Embedding probabilistic logic for machine reading

5th March 2015

Sebastian Riedel , senior lecturer at University College London, London, U.K.

Abstract: We want to build machines that read, and make inferences based on what was read. A long line of the work in the field has focussed on approaches where language is converted (possibly using machine learning) into a symbolic and relational representation. A reasoning algorithm (such as a theorem prover) then derives new knowledge from this representation. This allows for rich knowledge to be captured, but generally suffers from two problems: acquiring sufficient symbolic background knowledge and coping with noise and uncertainty in data. Probabilistic logics (such as Markov Logic) offer a solution, but are known to often scale poorly.

In recent years a third alternative emerged: latent variable models in which entities and relations are embedded in vector spaces (and represented "distributionally"). Such approaches scale well and are robust to noise, but they raise their own set of questions: What type of inferences do they support?

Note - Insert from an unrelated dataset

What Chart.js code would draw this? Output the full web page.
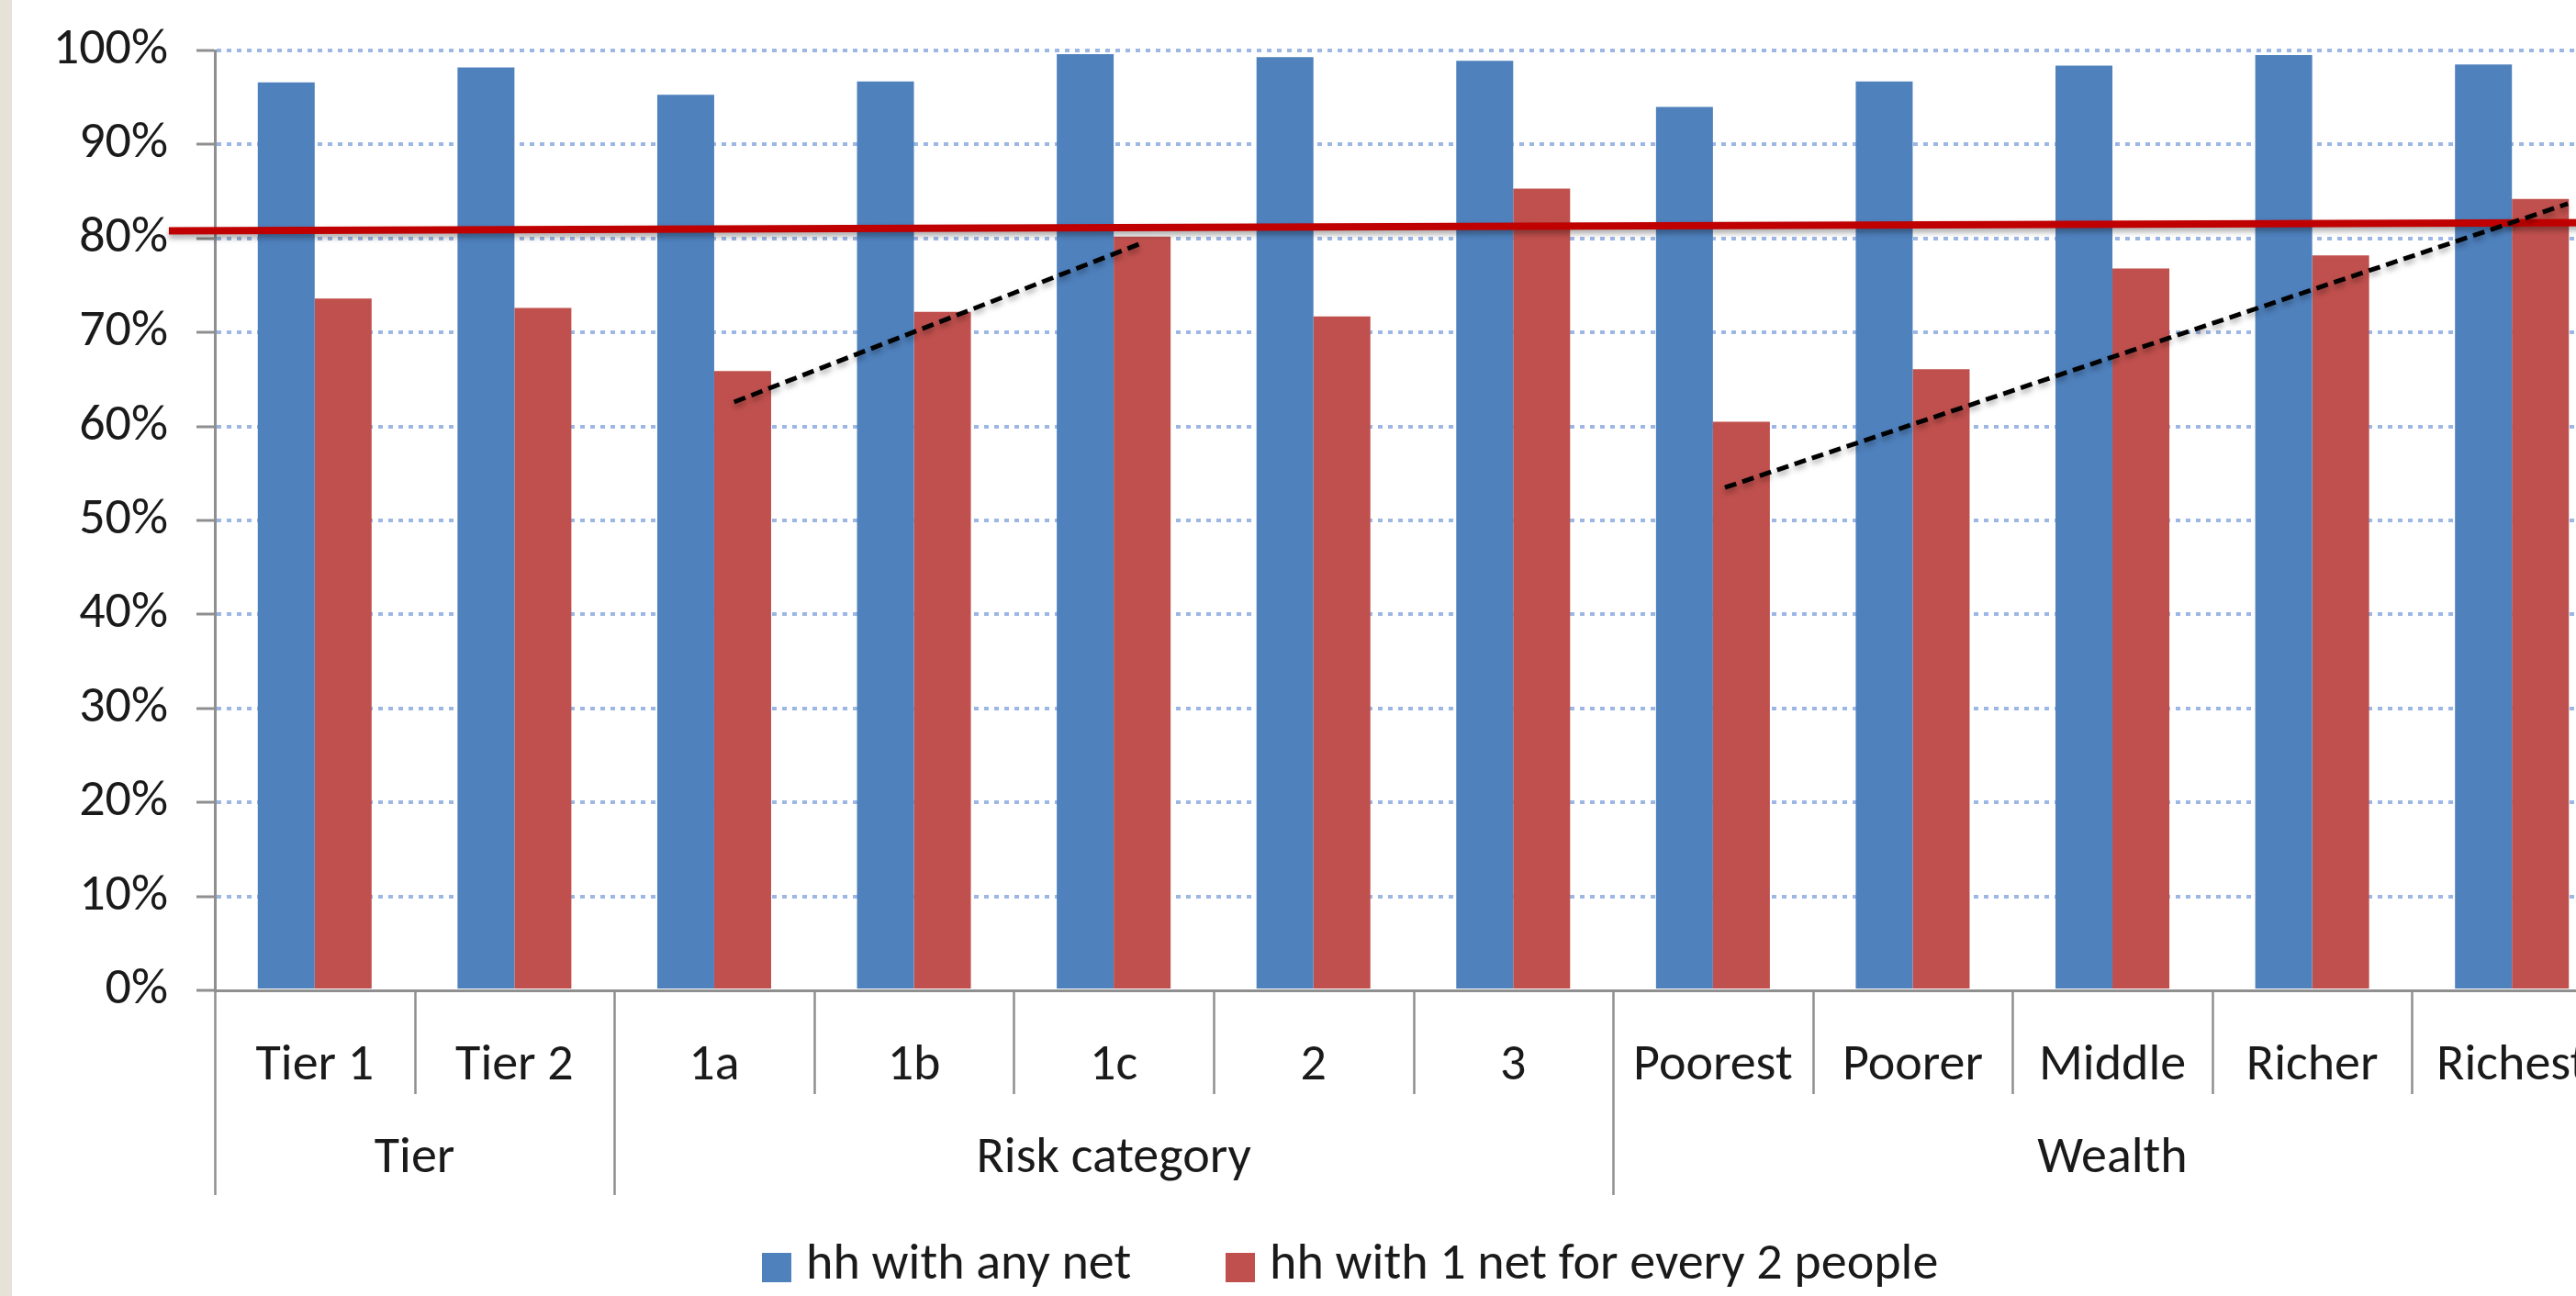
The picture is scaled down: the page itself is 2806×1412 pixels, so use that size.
<!DOCTYPE html>
<html>
<head>
<meta charset="utf-8">
<script src="https://cdn.jsdelivr.net/npm/chart.js@4.4.1/dist/chart.umd.min.js"></script>
<style>
	html, body { margin: 0; padding: 0; }
	body { width: 2806px; height: 1412px; overflow: hidden; background: #e6e2d8; position: relative; font-family: Calibri, Carlito, Lato, sans-serif; }
	#wrap { position: absolute; left: 13px; top: 0; width: 2832px; height: 1412px; background: #fff; }
	.leg { position: absolute; top: 1346px; font-size: 56px; line-height: 56px; color: #1a1a1a; white-space: nowrap; }
	.leg i { position: absolute; top: 19px; width: 32px; height: 32px; }
	.leg span { position: absolute; left: 48px; top: 0; }
</style>
</head>
<body>
<div id="wrap"><canvas id="netChart"></canvas></div>
<div class="leg" style="left:830px"><i style="background:#4f81bd"></i><span>hh with any net</span></div>
<div class="leg" style="left:1335px"><i style="background:#c0504d"></i><span>hh with 1 net for every 2 people</span></div>
<script>
const categories = ['Tier 1', 'Tier 2', '1a', '1b', '1c', '2', '3', 'Poorest', 'Poorer', 'Middle', 'Richer', 'Richest'];
const groupNames = ['Tier', 'Risk category', 'Wealth'];
const groupSizes = [2, 5, 5];

const anyNet = [96.6, 98.2, 95.3, 96.7, 99.6, 99.3, 98.9, 94.0, 96.7, 98.4, 99.5, 98.5];
const netPerTwo = [73.6, 72.6, 65.9, 72.2, 80.2, 71.7, 85.3, 60.5, 66.1, 76.8, 78.2, 84.2];

// Hand-drawn lines, x in category units (0 = centre of the first category)
const targetLine = [{x: -0.73, y: 80.8}, {x: 11.5, y: 81.7}];
const trendRisk = [{x: 2.10, y: 62.6}, {x: 4.14, y: 79.5}];
const trendWealth = [{x: 7.06, y: 53.5}, {x: 11.28, y: 83.7}];

const axisGrey = '#8f8f8f';
const textColor = '#1a1a1a';
const fontFamily = 'Calibri, Carlito, Lato, sans-serif';

const overlays = [
	{ points: targetLine, color: '#c00000', width: 8, dash: [] },
	{ points: trendRisk, color: '#000', width: 5, dash: [13, 7] },
	{ points: trendWealth, color: '#000', width: 5, dash: [13, 7] }
];

// Target line and trend lines, placed through the chart's own scales
const overlayLines = {
	id: 'overlayLines',
	afterDatasetsDraw(chart) {
		const ctx = chart.ctx;
		const x = chart.scales.x;
		const y = chart.scales.y;
		overlays.forEach(function(o) {
			ctx.save();
			ctx.shadowColor = 'rgba(0, 0, 0, 0.35)';
			ctx.shadowBlur = 6;
			ctx.shadowOffsetY = 4;
			ctx.strokeStyle = o.color;
			ctx.lineWidth = o.width;
			ctx.setLineDash(o.dash);
			ctx.beginPath();
			o.points.forEach(function(p, i) {
				const px = x.getPixelForValue(p.x);
				const py = y.getPixelForValue(p.y);
				if (i === 0) { ctx.moveTo(px, py); } else { ctx.lineTo(px, py); }
			});
			ctx.stroke();
			ctx.restore();
		});
	}
};

// Group captions under the category labels, plus the separators
const groupAxis = {
	id: 'groupAxis',
	afterDraw(chart) {
		const ctx = chart.ctx;
		const x = chart.scales.x;
		const top = chart.chartArea.bottom;
		ctx.save();
		ctx.strokeStyle = axisGrey;
		ctx.lineWidth = 2.5;
		const bounds = [0];
		groupSizes.forEach(function(n) { bounds.push(bounds[bounds.length - 1] + n); });
		for (let i = 0; i <= categories.length; i++) {
			const px = Math.round(x.getPixelForValue(i - 0.5)) + 0.5;
			const long = bounds.indexOf(i) !== -1;
			ctx.beginPath();
			ctx.moveTo(px, top);
			ctx.lineTo(px, top + (long ? 223 : 113));
			ctx.stroke();
		}
		ctx.fillStyle = textColor;
		ctx.font = '56px ' + fontFamily;
		ctx.textAlign = 'center';
		ctx.textBaseline = 'middle';
		for (let g = 0; g < groupNames.length; g++) {
			const mid = (bounds[g] + bounds[g + 1] - 1) / 2;
			ctx.fillText(groupNames[g], x.getPixelForValue(mid), top + 184);
		}
		ctx.restore();
	}
};

const ctx = document.getElementById('netChart').getContext('2d');
new Chart(ctx, {
	type: 'bar',
	data: {
		labels: categories,
		datasets: [{
			label: 'hh with any net',
			data: anyNet,
			backgroundColor: '#4f81bd',
			categoryPercentage: 0.57,
			barPercentage: 1.0
		}, {
			label: 'hh with 1 net for every 2 people',
			data: netPerTwo,
			backgroundColor: '#c0504d',
			categoryPercentage: 0.57,
			barPercentage: 1.0
		}]
	},
	options: {
		responsive: true,
		maintainAspectRatio: false,
		animation: false,
		layout: { padding: { top: 55, right: 0, bottom: 0, left: 0 } },
		scales: {
			x: {
				type: 'category',
				offset: true,
				grid: { display: false },
				border: { display: true, color: axisGrey, width: 3 },
				ticks: {
					color: textColor,
					font: { family: fontFamily, size: 56 },
					padding: 41,
					maxRotation: 0,
					autoSkip: false
				},
				afterFit: function(scale) {
					scale.height = 333;
					scale.paddingLeft = 0;
					scale.paddingRight = 0;
				}
			},
			y: {
				min: 0,
				max: 100,
				ticks: {
					stepSize: 10,
					color: textColor,
					padding: 31,
					font: { family: fontFamily, size: 56 },
					callback: function(v) { return v + '%'; }
				},
				grid: {
					color: function(c) { return c.tick && c.tick.value === 0 ? 'rgba(0,0,0,0)' : 'rgba(140, 170, 225, 0.85)'; },
					lineWidth: 4,
					tickColor: axisGrey,
					tickLength: 20,
					tickWidth: 3
				},
				border: { display: true, color: axisGrey, width: 3, dash: [5, 6] },
				afterFit: function(scale) {
					scale.width = 221;
					scale.paddingTop = 0;
					scale.paddingBottom = 0;
				}
			}
		},
		plugins: {
			legend: { display: false },
			tooltip: { enabled: false }
		}
	},
	plugins: [overlayLines, groupAxis]
});
</script>
</body>
</html>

What is a proof in embeddings? How can explicit background knowledge be injected into embeddings? In this talk I first present our work on latent variable models for machine reading, using ideas from matrix factorisation as well as both closed and open information extraction. Then I will present recent work we conducted to address the questions of injecting and extracting symbolic knowledge into/from models based on embeddings. In particular, I will show how one can rapidly build accurate relation extractors through combining logic and embeddings.